Volume: 16 Issue: 10
The Italian politician Senator Franco Mirabelli has voiced concerns about the implementation in Italy of the shared liquidity agreement for online poker, which was signed on 6 July 2017 by regulators from Italy, Spain, Portugal and France; Mirabelli tabled on 4 October a parliamentary question for the Italian Minister of Economy and Finance Pier Carlo Padoan, asking him to intervene to prevent shared poker liquidity being implemented in Italy. “The parliamentary question tabled by Senator Mirabelli may - at least - delay the implementation of the project as scheduled by the participating countries,” believes Gianluca Cambareri, Partner at Tonucci & Partners.

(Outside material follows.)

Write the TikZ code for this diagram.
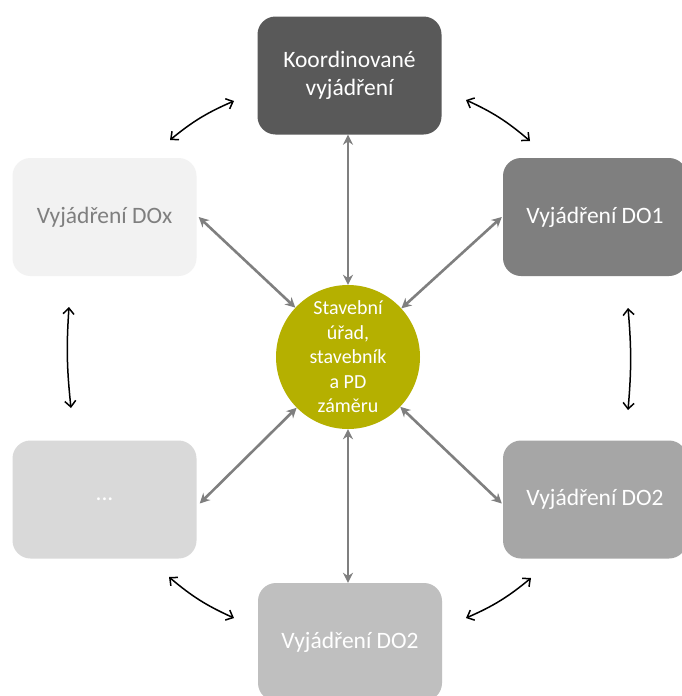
\documentclass[tikz,border=0pt]{standalone}
\usepackage{fontspec}
\setmainfont{Carlito}
\usetikzlibrary{arrows.meta}
\definecolor{cTop}{HTML}{595959}
\definecolor{cDOa}{HTML}{7F7F7F}
\definecolor{cDOb}{HTML}{A6A6A6}
\definecolor{cBot}{HTML}{BFBFBF}
\definecolor{cDots}{HTML}{D9D9D9}
\definecolor{cDOx}{HTML}{F2F2F2}
\definecolor{cCirc}{RGB}{181,176,0}
\definecolor{cArrow}{HTML}{7F7F7F}
\tikzset{
  boxnode/.style={rounded corners=18pt, minimum width=184pt, minimum height=118pt,
    inner sep=0pt, align=center, text=white,
    font=\fontsize{23.5}{28}\selectfont},
  hubnode/.style={circle, fill=cCirc, minimum size=144pt, inner sep=0pt, align=center,
    text=white, font=\fontsize{20}{24.5}\selectfont},
  grayarrow/.style={draw=cArrow, line width=2.6pt,
    {Stealth[length=10pt,width=10pt]}-{Stealth[length=10pt,width=10pt]}},
  blackarrow/.style={draw=black, line width=1.5pt,
    {Straight Barb[length=6pt,width=11pt]}-{Straight Barb[length=6pt,width=11pt]}}
}
\begin{document}
\begin{tikzpicture}[x=1pt,y=-1pt]
\useasboundingbox (0,0) rectangle (681,696);
\fill[white] (0,0) rectangle (681,696);
% boxes
\node[boxnode, fill=cTop] (top) at (349.5,75.5) {Koordinované\\vyjádření};
\node[boxnode, fill=cDOa] (doa) at (595,217) {Vyjádření DO1};
\node[boxnode, fill=cDOx, text=cDOa] (dox) at (104.5,217) {Vyjádření DOx};
\node[boxnode, fill=cDots] (dots) at (104.5,499.5) {...};
\node[boxnode, fill=cDOb] (dob) at (595,499.5) {Vyjádření DO2};
\node[boxnode, fill=cBot] (bot) at (350,642) {Vyjádření DO2};
% hub
\node[hubnode] (hub) at (348,357) {Stavební\\úřad,\\stavebník\\a PD\\záměru};
% gray arrows
\draw[grayarrow] (top.south -| hub.north) -- (hub.north);
\draw[grayarrow] (hub.south) -- (bot.north -| hub.south);
\draw[grayarrow] ([xshift=2pt]dox.east) -- (hub);
\draw[grayarrow] ([xshift=-1pt]doa.west) -- (hub);
\draw[grayarrow] ([xshift=3pt,yshift=-4pt]dots.east) -- (hub);
\draw[grayarrow] ([xshift=-1pt,yshift=-4pt]dob.west) -- (hub);
% free ends of curved arrows
\coordinate (tlA) at (170,140); \coordinate (tlB) at (234,101);
\coordinate (trA) at (466,100); \coordinate (trB) at (530,141);
\coordinate (lA) at (69,307); \coordinate (lB) at (71,408);
\coordinate (rA) at (628,308); \coordinate (rB) at (628,410);
\coordinate (blA) at (169,577); \coordinate (blB) at (234,618);
\coordinate (brA) at (466,618); \coordinate (brB) at (531,578);
\draw[blackarrow] (tlA) to[bend left=8] (tlB);
\draw[blackarrow] (trA) to[bend left=8] (trB);
\draw[blackarrow] (lA) to[bend right=5] (lB);
\draw[blackarrow] (rA) to[bend left=5] (rB);
\draw[blackarrow] (blA) to[bend right=8] (blB);
\draw[blackarrow] (brA) to[bend right=8] (brB);
\end{tikzpicture}
\end{document}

The agreement will allow the pooling of online poker liquidity between the four participating EU Member States, allowing poker players in each country to play against one another online. The agreement entered into force as of July 2017, but requires each participating country to adopt implementing regulations for the agreement to take effect, with implementation expected by the end of 2017 or in early 2018. In Italy, the Parliament will need to adopt a specific legislative measure to implement liquidity sharing; Cambareri notes that “Should the concerns expressed by Senator Mirabelli be shared at the Italian Parliament level, there is a real possibility that the shared liquidity project in Italy will be blocked.” Valérie Peano and Giovanni Carboni, Partners at European Gambling Lawyers & Advisors, add that “the political opinion on gambling opportunities in Italy both offline and online is presently very negative. It is certainly possible to freeze or at least to cause the postponement of new possibilities in this field such as the poker liquidity sharing agreement, at least until the next elections take place in Spring 2018, or later.”
Specifically, Senator Mirabelli, who is a member of the Italian parliamentary Anti-Mafia Commission, has expressed his concern that, inter alia, international poker liquidity could be used for money laundering, that the liquidity sharing agreement lacks a legislative base, and the Italian Government should in general avoid opening up new opportunities for gambling. He has been joined in speaking out against the liquidity sharing agreement by the Italian Deputy Paola Binetti, who is concerned that the liquidity agreement will encourage illegal activities and lead to a growth in the levels of gambling addiction in Italy.
“The project needs to be implemented with specific common rules by the participating countries in order to avoid the above mentioned risks,” said Cambareri. “As matters currently stand, it is reasonable to say that the shared liquidity project - in its current form - seems to not adequately address this issues.” However, Peano and Carboni believe that “each of [Mirabelli’s] concerns can be challenged,” and further, “These concerns do not consider the aim of the agreement itself to share best practices, enhance controls and exchange information to prevent fraud and collusion.”
The immediate future for the poker liquidity sharing agreement in Italy will not be known until Minister Padoan responds to Senator Mirabelli’s question. “I believe that the other Member States could go ahead without Italy,” said Stefano Sbordoni, Founding Partner at Sbordoni & Partners. “But considering the volume of poker gaming produced in the other countries, I don’t know if, for authorised operators, the sharing of liquidity will be a good deal without Italian players.”